Excerpted records:
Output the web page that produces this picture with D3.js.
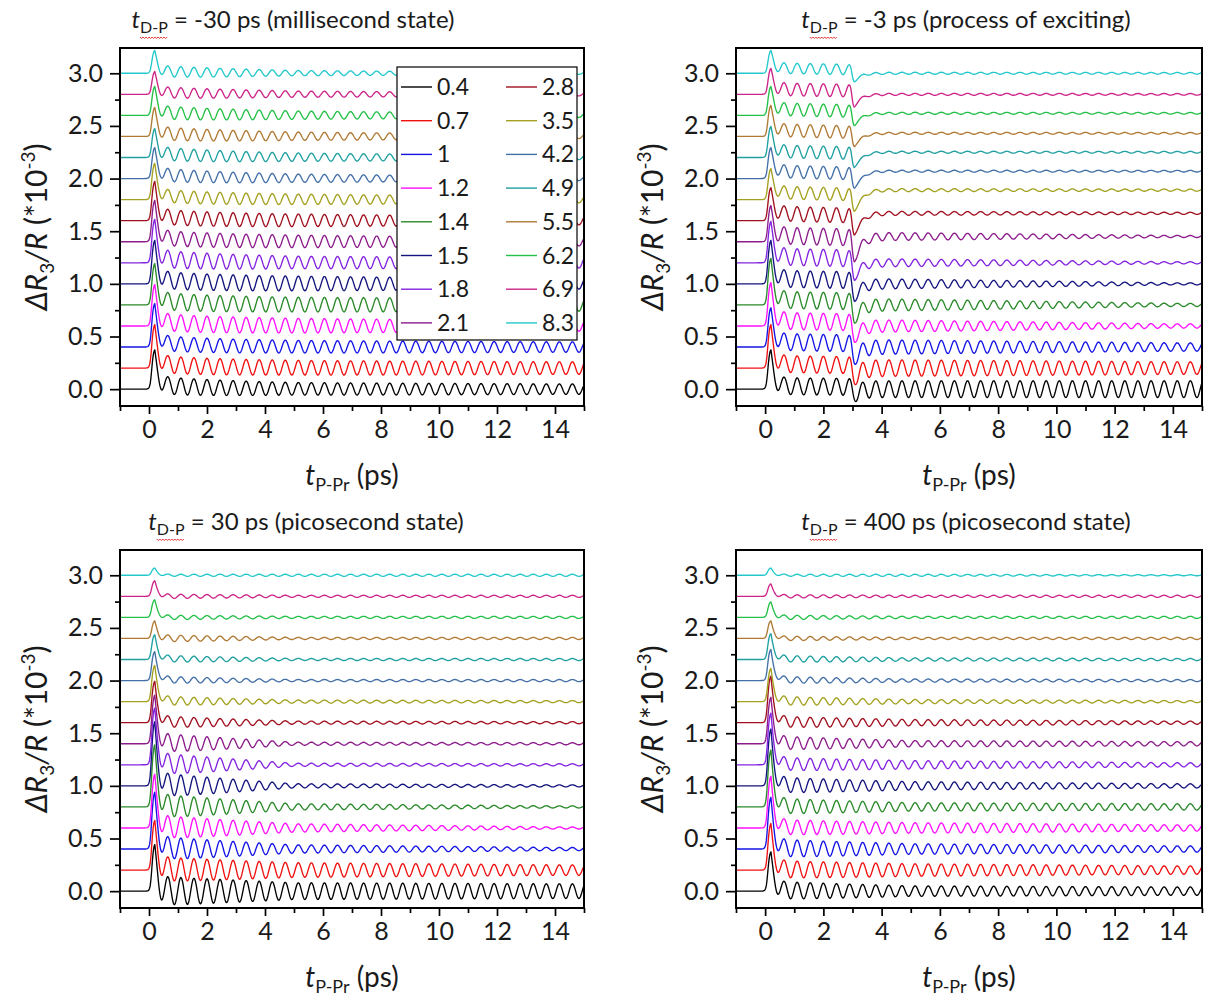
<!DOCTYPE html>
<html>
<head>
<meta charset="utf-8">
<script src="https://cdn.jsdelivr.net/npm/d3@7"></script>
<style>
  body { margin: 0; background: #fff; }
</style>
</head>
<body>
<div id="chart"></div>
<script>
// ---- data ----
const fluences = ["0.4", "0.7", "1", "1.2", "1.4", "1.5", "1.8", "2.1",
                  "2.8", "3.5", "4.2", "4.9", "5.5", "6.2", "6.9", "8.3"];
const offsets  = [0, 0.2, 0.4, 0.6, 0.8, 1.0, 1.2, 1.4, 1.6, 1.8, 2.0, 2.2, 2.4, 2.6, 2.8, 3.0];
const colors   = ["#000000", "#f01010", "#1414e6", "#ff10ff", "#2a8a2a", "#14147e", "#8424e0", "#8c1c8c",
                  "#a0101e", "#a4a020", "#4470a8", "#20a0a0", "#b07a34", "#24c048", "#cc2488", "#24c8cc"];
const xTicks = [0, 2, 4, 6, 8, 10, 12, 14];
const xMinor = [-1, 1, 3, 5, 7, 9, 11, 13, 15];
const yTicks = [0, 0.5, 1.0, 1.5, 2.0, 2.5, 3.0];
const yMinor = [0.25, 0.75, 1.25, 1.75, 2.25, 2.75];
const titleDelay = ["-30 ps (millisecond state)", "-3 ps (process of exciting)",
                    "30 ps (picosecond state)", "400 ps (picosecond state)"];
const phononPeriod = 0.45; // ps, spacing of the oscillation maxima

// panel A: t_D-P = -30 ps
const peakA  = [0.38, 0.42, 0.42, 0.40, 0.40, 0.42, 0.42, 0.40, 0.38, 0.35, 0.30, 0.28, 0.28, 0.28, 0.22, 0.22];
const osc1A  = [0.08, 0.08, 0.07, 0.08, 0.08, 0.08, 0.08, 0.07, 0.07, 0.06, 0.06, 0.06, 0.06, 0.06, 0.05, 0.05];
const osc5A  = [0.06, 0.07, 0.06, 0.07, 0.07, 0.07, 0.06, 0.06, 0.06, 0.05, 0.04, 0.04, 0.04, 0.04, 0.03, 0.025];
const osc14A = [0.05, 0.06, 0.05, 0.05, 0.06, 0.05, 0.05, 0.04, 0.04, 0.03, 0.02, 0.02, 0.02, 0.02, 0.015, 0.01];
const bgA    = [0.04, 0.04, 0.04, 0.04, 0.04, 0.04, 0.04, 0.04, 0.04, 0.04, 0.04, 0.04, 0.03, 0.03, 0.02, 0.02];

// panel B: t_D-P = -3 ps (before / after the 3 ps dip)
const peakB   = [0.38, 0.42, 0.38, 0.42, 0.45, 0.42, 0.40, 0.35, 0.32, 0.30, 0.30, 0.30, 0.30, 0.28, 0.25, 0.22];
const preB    = [0.08, 0.08, 0.08, 0.08, 0.08, 0.08, 0.08, 0.08, 0.07, 0.06, 0.06, 0.06, 0.06, 0.06, 0.06, 0.05];
const bgB     = [0.03, 0.04, 0.05, 0.05, 0.05, 0.05, 0.06, 0.06, 0.07, 0.07, 0.07, 0.06, 0.06, 0.06, 0.05, 0.05];
const dipB    = [0.05, 0.10, 0.12, 0.12, 0.14, 0.14, 0.15, 0.18, 0.14, 0.12, 0.10, 0.10, 0.10, 0.10, 0.12, 0.08];
const post4B  = [0.08, 0.08, 0.07, 0.06, 0.06, 0.05, 0.04, 0.04, 0.02, 0.015, 0.01, 0.01, 0.01, 0.01, 0.01, 0.01];
const post14B = [0.08, 0.06, 0.04, 0.02, 0.015, 0.01, 0.01, 0.01, 0.01, 0.01, 0.008, 0.008, 0.008, 0.008, 0.008, 0.008];
const shiftB  = [0, 0, 0, 0, 0, 0, 0, 0.05, 0.07, 0.09, 0.07, 0.05, 0.03, 0.02, 0, 0];

// panel C: t_D-P = 30 ps
const peakC  = [0.45, 0.48, 0.55, 0.52, 0.60, 0.62, 0.55, 0.47, 0.40, 0.35, 0.28, 0.24, 0.17, 0.17, 0.15, 0.07];
const osc1C  = [0.13, 0.11, 0.10, 0.10, 0.10, 0.10, 0.09, 0.08, 0.05, 0.04, 0.03, 0.03, 0.03, 0.02, 0.02, 0.01];
const osc5C  = [0.08, 0.07, 0.04, 0.04, 0.03, 0.02, 0.015, 0.015, 0.015, 0.015, 0.01, 0.01, 0.01, 0.01, 0.01, 0.01];
const osc14C = [0.07, 0.05, 0.015, 0.01, 0.01, 0.01, 0.01, 0.01, 0.01, 0.01, 0.01, 0.01, 0.01, 0.01, 0.01, 0.01];
const bgC    = [0.0, 0.01, 0.01, 0.01, 0.01, 0.01, 0.01, 0.01, 0.01, 0.01, 0.01, 0.01, 0.0, 0.0, 0.0, 0.0];

// panel D: t_D-P = 400 ps
const peakD  = [0.38, 0.45, 0.50, 0.50, 0.55, 0.55, 0.50, 0.45, 0.45, 0.32, 0.30, 0.25, 0.17, 0.15, 0.12, 0.07];
const osc1D  = [0.08, 0.08, 0.08, 0.07, 0.07, 0.07, 0.06, 0.06, 0.05, 0.04, 0.03, 0.03, 0.02, 0.02, 0.015, 0.01];
const osc5D  = [0.05, 0.06, 0.05, 0.05, 0.04, 0.04, 0.04, 0.03, 0.03, 0.02, 0.015, 0.015, 0.01, 0.01, 0.01, 0.01];
const osc14D = [0.04, 0.04, 0.03, 0.03, 0.03, 0.02, 0.02, 0.02, 0.015, 0.01, 0.01, 0.01, 0.01, 0.01, 0.01, 0.005];
const bgD    = [0.01, 0.01, 0.01, 0.01, 0.01, 0.01, 0.01, 0.01, 0.01, 0.01, 0.01, 0.01, 0.0, 0.0, 0.0, 0.0];

// sampling grid of the delay axis
const times = d3.range(-1, 15.0001, 0.02);

const panels = [
  { title: titleDelay[0], peak: peakA, o1: osc1A, o5: osc5A, o14: osc14A, bg: bgA, bgTau: 2.0,
    box: { x0: 120, x1: 584, y0: 48, y1: 406 }, titleX: 293, legend: true },
  { title: titleDelay[1], peak: peakB, o1: preB, o5: preB, o14: preB, bg: bgB, bgTau: 8.0,
    cut: { dip: dipB, a: post4B, b: post14B, shift: shiftB },
    box: { x0: 736, x1: 1202, y0: 48, y1: 406 }, titleX: 966 },
  { title: titleDelay[2], peak: peakC, o1: osc1C, o5: osc5C, o14: osc14C, bg: bgC, bgTau: 1.5,
    box: { x0: 120, x1: 584, y0: 550, y1: 908 }, titleX: 306 },
  { title: titleDelay[3], peak: peakD, o1: osc1D, o5: osc5D, o14: osc14D, bg: bgD, bgTau: 1.5,
    box: { x0: 736, x1: 1202, y0: 550, y1: 908 }, titleX: 966 }
];

// ---- helpers ----
const sig = v => 1 / (1 + Math.exp(-v));
const clamp01 = v => Math.max(0, Math.min(1, v));

function envelope(a1, a5, a14, t) {
  if (t <= 1) return a1;
  if (t <= 5) return a1 + (a5 - a1) * (t - 1) / 4;
  return a5 + (a14 - a5) * clamp01((t - 5) / 9);
}

function traceValues(p, i) {
  return times.map(t => {
    const on = sig((t - 0.08) / 0.03);
    const s = Math.max(0, t - 0.2);
    const carrier = Math.cos(2 * Math.PI * (t - 0.2) / phononPeriod);
    const A = envelope(p.o1[i], p.o5[i], p.o14[i], t);
    const fast = (p.peak[i] - p.o1[i] - p.bg[i]) * Math.exp(-s / 0.12);
    const slow = p.bg[i] * Math.exp(-s / p.bgTau);
    let y = on * (fast + slow + A * carrier);
    if (p.cut) {
      const c = p.cut;
      const g = sig((t - 3.0) / 0.03);
      const Ap = c.a[i] + (c.b[i] - c.a[i]) * clamp01((t - 3.5) / 10.5);
      const post = Ap * carrier + c.shift[i] * sig((t - 3.35) / 0.15);
      const dip = c.dip[i] * sig((t - 2.98) / 0.025) * Math.exp(-Math.max(0, t - 3.06) / 0.22);
      y = (1 - g) * y + g * post - dip;
    }
    return { t, v: offsets[i] + y };
  });
}

// ---- drawing ----
const W = 1208, H = 1005;
const FONT = "Lato, 'Open Sans', sans-serif";
const svg = d3.select("#chart").append("svg")
  .attr("width", W)
  .attr("height", H)
  .style("font-family", FONT);

function squiggle(g, x0, x1, y) {
  let d = `M${x0},${y}`;
  for (let x = x0; x < x1; x += 3) d += ` l1.5,1.5 l1.5,-1.5`;
  g.append("path").attr("d", d).attr("fill", "none")
    .attr("stroke", "#e02020").attr("stroke-width", 0.9);
}

panels.forEach((p, k) => {
  const b = p.box;
  const x = d3.scaleLinear().domain([-1, 15]).range([b.x0, b.x1]);
  const y = d3.scaleLinear().domain([-0.16, 3.24]).range([b.y1, b.y0]);
  const g = svg.append("g");

  const clipId = "clip" + k;
  g.append("clipPath").attr("id", clipId)
    .append("rect").attr("x", b.x0).attr("y", b.y0)
    .attr("width", b.x1 - b.x0).attr("height", b.y1 - b.y0);

  const line = d3.line().x(d => x(d.t)).y(d => y(d.v));
  const gl = g.append("g").attr("clip-path", `url(#${clipId})`);
  fluences.forEach((f, i) => {
    gl.append("path")
      .datum(traceValues(p, i))
      .attr("d", line)
      .attr("fill", "none")
      .attr("stroke", colors[i])
      .attr("stroke-width", 1.35)
      .attr("stroke-linejoin", "round");
  });

  // axes
  g.append("g").attr("transform", `translate(0,${b.y1})`)
    .call(d3.axisBottom(x).tickValues(xTicks).tickSize(8).tickPadding(6).tickFormat(d3.format("d")));
  g.append("g").attr("transform", `translate(0,${b.y1})`)
    .call(d3.axisBottom(x).tickValues(xMinor).tickSize(5).tickFormat(""));
  g.append("g").attr("transform", `translate(${b.x0},0)`)
    .call(d3.axisLeft(y).tickValues(yTicks).tickSize(10).tickPadding(7).tickFormat(d3.format(".1f")));
  g.append("g").attr("transform", `translate(${b.x0},0)`)
    .call(d3.axisLeft(y).tickValues(yMinor).tickSize(5).tickFormat(""));

  g.selectAll(".domain").remove();
  g.selectAll(".tick line").attr("stroke", "#000").attr("stroke-width", 1.7);
  g.selectAll(".tick text").attr("fill", "#1a1a1a").style("font-size", "25px")
    .style("font-family", FONT);

  g.append("rect")
    .attr("x", b.x0).attr("y", b.y0)
    .attr("width", b.x1 - b.x0).attr("height", b.y1 - b.y0)
    .attr("fill", "none").attr("stroke", "#000").attr("stroke-width", 2);

  // title
  const tt = g.append("text")
    .attr("x", p.titleX).attr("y", b.y0 - 20)
    .attr("text-anchor", "middle")
    .style("font-size", "24px").attr("fill", "#1a1a1a");
  tt.append("tspan").style("font-style", "italic").text("t");
  const sub = tt.append("tspan").attr("dy", 5).style("font-size", "16px").text("D-P");
  tt.append("tspan").attr("dy", -5).text(" = " + p.title);
  const sb = sub.node().getBBox();
  squiggle(g, sb.x, sb.x + sb.width - 4, b.y0 - 11);

  // x-axis title
  const xt = g.append("text")
    .attr("x", (b.x0 + b.x1) / 2).attr("y", b.y1 + 79)
    .attr("text-anchor", "middle")
    .style("font-size", "28px").attr("fill", "#1a1a1a");
  xt.append("tspan").style("font-style", "italic").text("t");
  xt.append("tspan").attr("dy", 6).style("font-size", "18px").text("P-Pr");
  xt.append("tspan").attr("dy", -6).text(" (ps)");

  // y-axis title
  const yt = g.append("text")
    .attr("transform", `translate(${b.x0 - 73},${(b.y0 + b.y1) / 2}) rotate(-90)`)
    .attr("text-anchor", "middle")
    .style("font-size", "30px").attr("fill", "#1a1a1a");
  yt.append("tspan").style("font-style", "italic").text("ΔR");
  yt.append("tspan").attr("dy", 7).style("font-size", "19px").text("3");
  yt.append("tspan").attr("dy", -7).style("font-style", "italic").text("/R");
  yt.append("tspan").text(" (*10");
  yt.append("tspan").attr("dy", -12).style("font-size", "19px").text("-3");
  yt.append("tspan").attr("dy", 12).text(")");

  // legend
  if (p.legend) {
    const lg = g.append("g");
    const lx = 397, ly = 67, lw = 180, lh = 273;
    lg.append("rect").attr("x", lx).attr("y", ly).attr("width", lw).attr("height", lh)
      .attr("fill", "#fff").attr("stroke", "#000").attr("stroke-width", 1.2);
    fluences.forEach((f, i) => {
      const col = Math.floor(i / 8), row = i % 8;
      const cx = lx + 4 + col * 105, cy = ly + 20 + row * 33.7;
      lg.append("line").attr("x1", cx).attr("x2", cx + 31).attr("y1", cy).attr("y2", cy)
        .attr("stroke", colors[i]).attr("stroke-width", 1.4);
      lg.append("text").attr("x", cx + 36).attr("y", cy + 8)
        .style("font-size", "23px").attr("fill", "#1a1a1a").text(f);
    });
  }
});
</script>
</body>
</html>
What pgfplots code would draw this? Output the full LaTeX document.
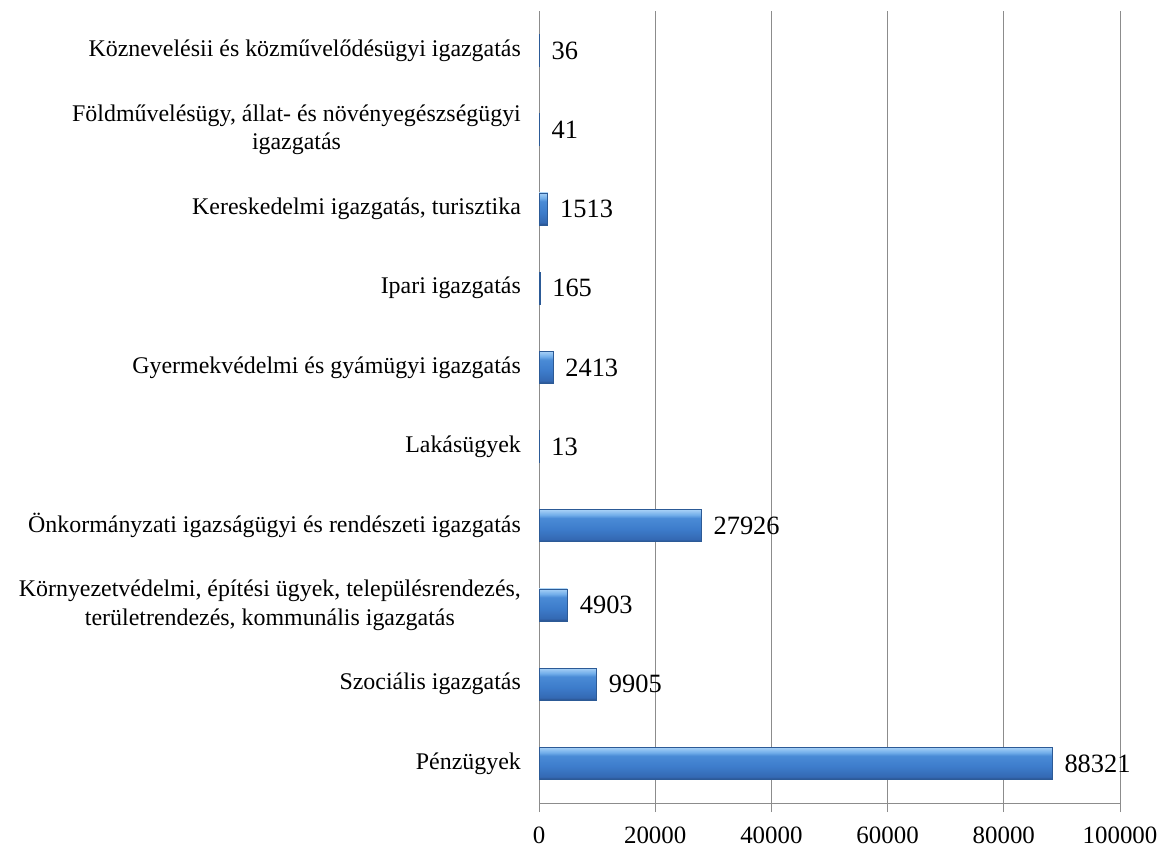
\documentclass[border=0pt]{standalone}
\usepackage{pgfplots}
\pgfplotsset{compat=1.18}
\usepackage{fontspec}
\setmainfont{Liberation Serif}
\definecolor{gridc}{HTML}{8C8C8C}
\definecolor{bartop}{HTML}{A6D0F6}
\definecolor{barlight}{HTML}{72AEEA}
\definecolor{barhi}{HTML}{4A8BD6}
\definecolor{barmid}{HTML}{3D7CCB}
\definecolor{barlow}{HTML}{3469B3}
\definecolor{barbot}{HTML}{284F88}
\definecolor{baredge}{HTML}{2C5A96}
\pgfdeclareverticalshading{barshade}{100bp}{%
  color(0bp)=(barbot); color(25bp)=(barbot); color(29bp)=(barlow);
  color(45bp)=(barmid); color(62bp)=(barhi); color(67bp)=(barlight);
  color(75bp)=(bartop); color(100bp)=(bartop)}
\pgfplotsset{mybar/.style={xbar, bar shift=0pt, draw=baredge, line width=0.8bp,
  shading=barshade}}
\begin{document}
\fontsize{24}{29}\selectfont
\begin{tikzpicture}
\useasboundingbox (0,0) rectangle (1168bp,849bp);
\begin{axis}[
  at={(539bp,46bp)}, anchor=south west,
  scale only axis,
  width=581bp, height=792bp,
  xmin=0, xmax=100000,
  ymin=-0.5, ymax=9.5,
  axis x line*=bottom, axis y line*=left,
  axis line style={gridc, line width=1bp},
  xtick={0,20000,40000,60000,80000,100000},
  xticklabels={0,20000,40000,60000,80000,100000},
  scaled x ticks=false,
  xmajorgrids, major grid style={gridc, line width=1bp},
  tick align=outside,
  major tick length=9bp,
  x tick style={gridc, line width=1bp},
  ytick={0,...,9},
  y tick style={draw=none},
  minor ytick={-0.5,0.5,...,9.5},
  minor tick length=7bp,
  minor y tick style={gridc, line width=1bp},
  yticklabels={
    Pénzügyek,
    Szociális igazgatás,
    {Környezetvédelmi, építési ügyek, településrendezés,\\területrendezés, kommunális igazgatás},
    Önkormányzati igazságügyi és rendészeti igazgatás,
    Lakásügyek,
    Gyermekvédelmi és gyámügyi igazgatás,
    Ipari igazgatás,
    {Kereskedelmi igazgatás, turisztika},
    {Földművelésügy, állat- és növényegészségügyi\\igazgatás},
    Köznevelésii és közművelődésügyi igazgatás},
  yticklabel style={align=center, font=\fontsize{24}{29}\selectfont, xshift=-1bp},
  xticklabel style={font=\fontsize{25}{29}\selectfont, yshift=-7bp},
  /pgf/number format/assume math mode=true,
  bar width=32bp,
  nodes near coords,
  nodes near coords style={font=\fontsize{26.5}{29}\selectfont, anchor=west, xshift=4bp, text=black},
  point meta=explicit symbolic,
]
\addplot[mybar] coordinates {(88321,0) [88321]};
\addplot[mybar] coordinates {(9905,1) [9905]};
\addplot[mybar] coordinates {(4903,2) [4903]};
\addplot[mybar] coordinates {(27926,3) [27926]};
\addplot[mybar] coordinates {(13,4) [13]};
\addplot[mybar] coordinates {(2413,5) [2413]};
\addplot[mybar] coordinates {(165,6) [165]};
\addplot[mybar] coordinates {(1513,7) [1513]};
\addplot[mybar] coordinates {(41,8) [41]};
\addplot[mybar] coordinates {(36,9) [36]};
\end{axis}
\end{tikzpicture}
\end{document}
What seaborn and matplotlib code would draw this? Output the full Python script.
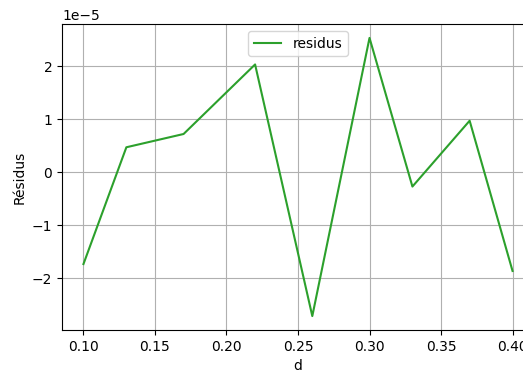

What you have to do: Make an exact copy of the lines from the top of the material through the line with "0.03, 0.02, 0.02];", pictures excluded.

Reply to the task:
Output the web page that produces this picture with D3.js.
<!DOCTYPE html>
<html>
<head>
<meta charset="utf-8">
<script src="https://cdn.jsdelivr.net/npm/d3@7"></script>
<style>
  body { margin: 0; background: #fff; }
</style>
</head>
<body>
<div id="chart"></div>
<script>
// ---- data ----
const fluences = ["0.4", "0.7", "1", "1.2", "1.4", "1.5", "1.8", "2.1",
                  "2.8", "3.5", "4.2", "4.9", "5.5", "6.2", "6.9", "8.3"];
const offsets  = [0, 0.2, 0.4, 0.6, 0.8, 1.0, 1.2, 1.4, 1.6, 1.8, 2.0, 2.2, 2.4, 2.6, 2.8, 3.0];
const colors   = ["#000000", "#f01010", "#1414e6", "#ff10ff", "#2a8a2a", "#14147e", "#8424e0", "#8c1c8c",
                  "#a0101e", "#a4a020", "#4470a8", "#20a0a0", "#b07a34", "#24c048", "#cc2488", "#24c8cc"];
const xTicks = [0, 2, 4, 6, 8, 10, 12, 14];
const xMinor = [-1, 1, 3, 5, 7, 9, 11, 13, 15];
const yTicks = [0, 0.5, 1.0, 1.5, 2.0, 2.5, 3.0];
const yMinor = [0.25, 0.75, 1.25, 1.75, 2.25, 2.75];
const titleDelay = ["-30 ps (millisecond state)", "-3 ps (process of exciting)",
                    "30 ps (picosecond state)", "400 ps (picosecond state)"];
const phononPeriod = 0.45; // ps, spacing of the oscillation maxima

// panel A: t_D-P = -30 ps
const peakA  = [0.38, 0.42, 0.42, 0.40, 0.40, 0.42, 0.42, 0.40, 0.38, 0.35, 0.30, 0.28, 0.28, 0.28, 0.22, 0.22];
const osc1A  = [0.08, 0.08, 0.07, 0.08, 0.08, 0.08, 0.08, 0.07, 0.07, 0.06, 0.06, 0.06, 0.06, 0.06, 0.05, 0.05];
const osc5A  = [0.06, 0.07, 0.06, 0.07, 0.07, 0.07, 0.06, 0.06, 0.06, 0.05, 0.04, 0.04, 0.04, 0.04, 0.03, 0.025];
const osc14A = [0.05, 0.06, 0.05, 0.05, 0.06, 0.05, 0.05, 0.04, 0.04, 0.03, 0.02, 0.02, 0.02, 0.02, 0.015, 0.01];
const bgA    = [0.04, 0.04, 0.04, 0.04, 0.04, 0.04, 0.04, 0.04, 0.04, 0.04, 0.04, 0.04, 0.03, 0.03, 0.02, 0.02];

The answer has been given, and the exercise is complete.